If the momentum of time's forward conducting persists, the agitation and its underlying 'flickering' intensify. Suddenly there is an abrupt break, as if the reel of film . . . had snapped. Everything freezes--movement vanishes. . . . Pain has been transformed into the fixed and rigid structures of linear time. Consciousness emerges into a temporal order in which time is a hostile force . . . . Time in its pastness grinds us down . . . feeding us the lifeless recordings of the past and the seductive fascinations of the future.
Caught in this fabricated past and future, we are divided against ourselves. Our knowledge and energy are spread across the linear length of the temporal order. Thus, when we set a goal, we assign a part of our constructed identity to that goal. Now it is as though a part of us was 'out there' in the future along with our projection, pinned against the temporal horizon of the present moment.

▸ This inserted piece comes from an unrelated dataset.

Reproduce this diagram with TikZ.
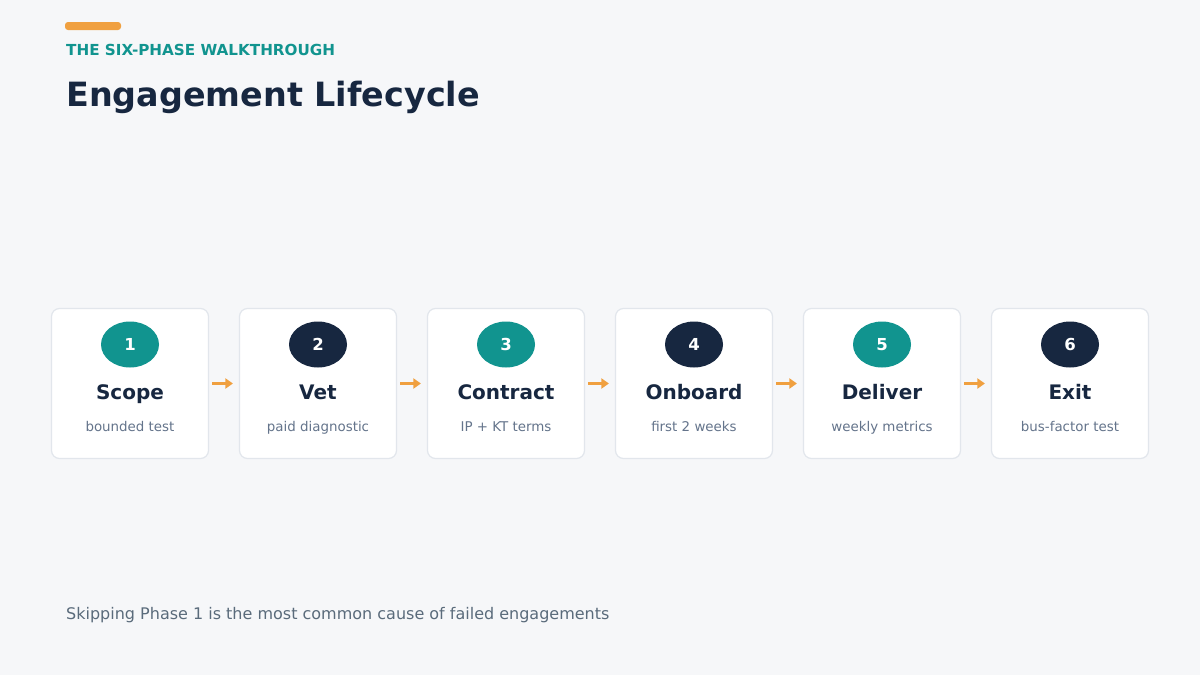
\documentclass[tikz,border=0pt]{standalone}
\usepackage{fontspec}
\setmainfont{DejaVu Sans}
\usetikzlibrary{arrows.meta}
\definecolor{bg}{HTML}{F6F7F9}
\definecolor{teal}{HTML}{11948F}
\definecolor{navy}{HTML}{172740}
\definecolor{orange}{HTML}{F0A040}
\definecolor{subgray}{HTML}{64748B}
\definecolor{footgray}{HTML}{5A6B7B}
\definecolor{border}{HTML}{E2E6EC}
\tikzset{
  card/.style={draw=border, line width=1.2pt, fill=white, rounded corners=8pt, minimum width=157pt, minimum height=150pt, inner sep=0pt},
  numtxt/.style={text=white, font=\bfseries\fontsize{16.5}{18}\selectfont},
  ttl/.style={text=navy, font=\bfseries\fontsize{20}{22}\selectfont},
  sub/.style={text=subgray, font=\fontsize{13.4}{15}\selectfont},
  flow/.style={draw=orange, line width=2.6pt, -{Triangle[length=7.5pt,width=10pt]}},
}
\begin{document}
\begin{tikzpicture}[x=1pt,y=-1pt]
\useasboundingbox[fill=bg] (0,0) rectangle (1200,675);
\fill[orange, rounded corners=3pt] (65,22) rectangle (121,30);
\node[anchor=base west, inner sep=0pt, text=teal, font=\bfseries\fontsize{15.2}{18}\selectfont] (kicker) at (66,55.5) {THE SIX-PHASE WALKTHROUGH};
\node[anchor=base west, inner sep=0pt, text=navy, font=\bfseries\fontsize{33.4}{40}\selectfont] (title) at (66,106) {Engagement Lifecycle};
\foreach \i/\t/\s/\c in {1/Scope/bounded test/teal, 2/Vet/paid diagnostic/navy, 3/Contract/IP + KT terms/teal, 4/Onboard/first 2 weeks/navy, 5/Deliver/weekly metrics/teal, 6/Exit/bus-factor test/navy}{
  \pgfmathsetmacro{\cx}{130+188*(\i-1)}
  \node[card] (card\i) at (\cx,383.5) {};
  \fill[\c] (\cx,344.5) ellipse [x radius=29, y radius=23];
  \node[numtxt, anchor=base] (num\i) at (\cx,350.5) {\i};
  \node[ttl, anchor=base] (ttl\i) at (\cx,399) {\t};
  \node[sub, anchor=base] (sub\i) at (\cx,431) {\s};
}
\foreach \i [evaluate=\i as \j using int(\i+1)] in {1,...,5}{
  \draw[flow] ([xshift=3pt]card\i.east) -- ([xshift=-6pt]card\j.west);
}
\node[anchor=base west, inner sep=0pt, text=footgray, font=\fontsize{16}{19}\selectfont] (foot) at (66,619) {Skipping Phase 1 is the most common cause of failed engagements};
\end{tikzpicture}
\end{document}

Increasingly confined, we find it deeply disturbing just to inhabit the successive moments of our lives. . . . The specific 'point' of time that we occupy lacks all capacity to hold time's dynamic. Life goes out of the present, drained away 'across' time.
We may respond by withdrawing into a dull numbness that has a quality almost like being shocked or stunned. . . . In our worn-out dullness, we are like a baby that has cried itself into exhausted sleep.
If we could awaken at this point to the feeling of pain, we would actually be close to the original dynamic of the time that we have lost. But this alternative is not available, for we are too closely identified with the pain. As 'I' merge with 'having the pain', I become the victim of what objectified time has presented. I possess the pain and am possessed by it; in this feedback I repossess it, tightening its hold. Awareness arises only in the wake of recognition, and so can lead only in the direction of further identification
This reminded me of a fact I learned in a college psych course about memory: the chemical markers which define our sense of time passing decline with age. This explains the sense that the year just "flies by" now, compared to my time sense as a child that a year was very long and full of memorable events.
Perhaps we cease to mark time because it has become painful to inhabit the moment?